Data-Driven Budget Allocation From Attribution
Data-driven budget allocation translates attribution insights into actionable resource decisions that optimize marketing investment across channels based on their verified contribution to business outcomes. Begin by running multiple attribution models simultaneously on the same conversion data to identify channels whose reported performance varies significantly across models, as these channels require the most careful analysis and the greatest caution in budget decisions. Calculate blended attribution scores that weight multiple models based on their relevance to your business model, rather than relying on any single model's perspective which inevitably carries biases that distort budget allocation.

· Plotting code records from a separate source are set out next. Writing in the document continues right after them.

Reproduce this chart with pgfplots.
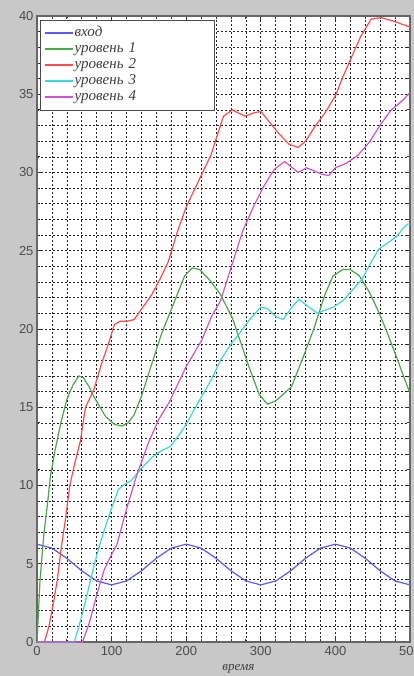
\documentclass[border=0pt]{standalone}
\usepackage{fontspec}
\setmainfont{Liberation Serif}
\newfontfamily\ticksf{Liberation Sans}
\usepackage{pgfplots}
\pgfplotsset{compat=1.18}
\definecolor{bg}{RGB}{200,200,200}
\definecolor{cB}{RGB}{90,90,255}
\definecolor{cG}{RGB}{70,170,70}
\definecolor{cR}{RGB}{255,75,75}
\definecolor{cC}{RGB}{60,215,215}
\definecolor{cM}{RGB}{210,80,210}
\begin{document}
\begin{tikzpicture}[x=1pt,y=1pt]
\useasboundingbox (0,0) rectangle (414,676);
\fill[bg] (0,0) rectangle (414,676);
\clip (0,0) rectangle (414,676);
\begin{axis}[
  at={(37pt,34pt)}, anchor=south west,
  width=373pt, height=626pt, scale only axis,
  xmin=0, xmax=500, ymin=0, ymax=40,
  xtick={0,100,...,500}, ytick={0,5,...,40},
  minor x tick num=4, minor y tick num=4,
  grid=both, clip=false,
  major grid style={black!85, line width=0.7pt, dash pattern=on 2pt off 2pt},
  minor grid style={black!85, line width=0.6pt, dash pattern=on 2pt off 2pt},
  axis background/.style={fill=white},
  axis line style={black!60, line width=1.1pt},
  major tick length=5pt, minor tick length=3pt,
  tick style={black!80, line width=0.8pt},
  /pgf/number format/assume math mode=true,
  tick label style={font=\ticksf\fontsize{13}{13}\selectfont, text=black!70},
  xticklabel style={yshift=-1pt},
  xlabel={время},
  xlabel style={font=\itshape\fontsize{13}{13}\selectfont, text=black!75, at={(rel axis cs:0.54,0)}, anchor=center, yshift=-27pt},
  legend style={at={(rel axis cs:0.008,0.994)}, anchor=north west, fill=white, draw=black!70, line width=0.8pt,
     font=\itshape\fontsize{15}{15}\selectfont, inner xsep=4pt, inner ysep=6pt, row sep=2pt,
     nodes={inner sep=1pt, text height=9pt, text depth=3pt, text width=135pt, align=left, text=black!75}},
  legend cell align=left,
  legend image code/.code={\draw[#1, line width=1.3pt] (0pt,0pt) -- (28pt,0pt);},
  every axis plot/.append style={line width=1.2pt},
]
\addplot[cB] coordinates {(0,6.25) (20,6.0) (40,5.35) (60,4.55) (80,3.9) (100,3.65) (120,3.9) (140,4.55) (160,5.35) (180,6.0) (200,6.25) (220,6.0) (240,5.35) (260,4.55) (280,3.9) (300,3.65) (320,3.9) (340,4.55) (360,5.35) (380,6.0) (400,6.25) (420,6.0) (440,5.35) (460,4.55) (480,3.9) (500,3.65)};
\addlegendentry{вход}
\addplot[cG] coordinates {(0,0) (4,3.9) (9,6.8) (14,8.8) (18,10.6) (24,12.2) (32,14) (40,15.5) (48,16.4) (56,17) (62,16.9) (70,16.3) (76,15.7) (92,14.4) (104,13.9) (114,13.8) (122,14.0) (130,14.5) (140,15.7) (150,17.2) (167,19.7) (188,22.2) (198,23.4) (208,23.9) (218,23.8) (232,23.1) (246,22.2) (262,20.7) (284,17.6) (298,15.8) (309,15.2) (320,15.4) (341,16.3) (356,18.1) (371,20) (386,22.2) (397,23.4) (410,23.8) (420,23.8) (432,23.4) (445,22.4) (458,21.1) (470,19.7) (482,18.2) (492,16.9) (500,15.9)};
\addlegendentry{уровень 1}
\addplot[cR] coordinates {(0,0) (10,0) (16,1) (22,2.5) (27,3.9) (33,6.2) (38,7.8) (44,10) (51,11.5) (58,12.8) (65,15) (76,16.1) (86,17.7) (96,19.1) (104,20.3) (112,20.5) (122,20.5) (130,20.6) (142,21.4) (154,22.2) (166,23.3) (176,24.3) (188,26.2) (200,27.8) (216,29.4) (233,31.1) (250,33.6) (262,34) (270,33.8) (279,33.6) (290,33.8) (300,33.9) (312,33.2) (324,32.5) (338,31.8) (350,31.6) (360,32.0) (372,32.9) (386,33.8) (400,34.9) (410,36.1) (421,37.3) (434,38.7) (448,39.8) (461,39.9) (468,39.8) (476,39.7) (488,39.5) (500,39.3)};
\addlegendentry{уровень 2}
\addplot[cC] coordinates {(0,0) (50,0) (58,1.3) (67,3) (76,4.8) (84,6.2) (96,8) (109,9.75) (118,10.1) (126,10.3) (140,11.1) (154,11.8) (166,12.2) (179,12.5) (190,13.2) (200,13.9) (210,14.8) (221,15.7) (234,16.8) (246,18) (258,18.9) (271,19.7) (285,20.6) (300,21.4) (309,21.3) (320,20.8) (330,20.6) (340,21.3) (351,21.9) (362,21.5) (376,21.0) (386,21.2) (397,21.4) (410,21.8) (421,22.4) (436,23.2) (447,24.2) (458,25.1) (470,25.5) (482,25.9) (492,26.5) (497,26.7) (500,26.7)};
\addlegendentry{уровень 3}
\addplot[cM] coordinates {(0,0) (61,0) (70,1.2) (80,3) (90,4.6) (100,5.6) (107,6.2) (120,8.5) (134,10.7) (150,12.8) (163,14.2) (177,15.3) (190,16.6) (200,17.6) (210,18.4) (221,19.3) (234,20.8) (246,21.8) (254,23) (262,24.2) (276,26.3) (291,27.9) (305,29.2) (318,30.2) (332,30.7) (340,30.4) (350,30) (361,30.3) (372,30.1) (381,29.9) (391,29.8) (400,30.3) (415,30.6) (430,31.1) (445,31.9) (461,33.1) (475,34) (490,34.6) (500,35.1)};
\addlegendentry{уровень 4}
\end{axis}
\end{tikzpicture}
\end{document}
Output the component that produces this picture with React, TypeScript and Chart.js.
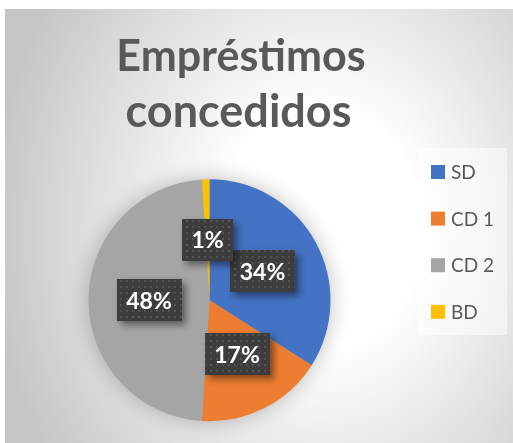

Implement incrementality testing alongside attribution modeling by running controlled experiments that measure the causal impact of specific channels, validating or challenging the correlational evidence attribution provides. Use attribution data to identify diminishing returns thresholds for each channel by plotting spend against attributed conversions to find the investment level where marginal returns begin declining, shifting budget from saturated channels to those with headroom for efficient scaling. Conduct quarterly budget rebalancing reviews where attribution data, incrementality test results, and business performance trends inform specific budget shift recommendations with projected impact. Build scenario models that project how different budget allocation strategies would perform based on attribution data, enabling leadership to evaluate tradeoffs between growth, efficiency, and risk before committing to resource changes.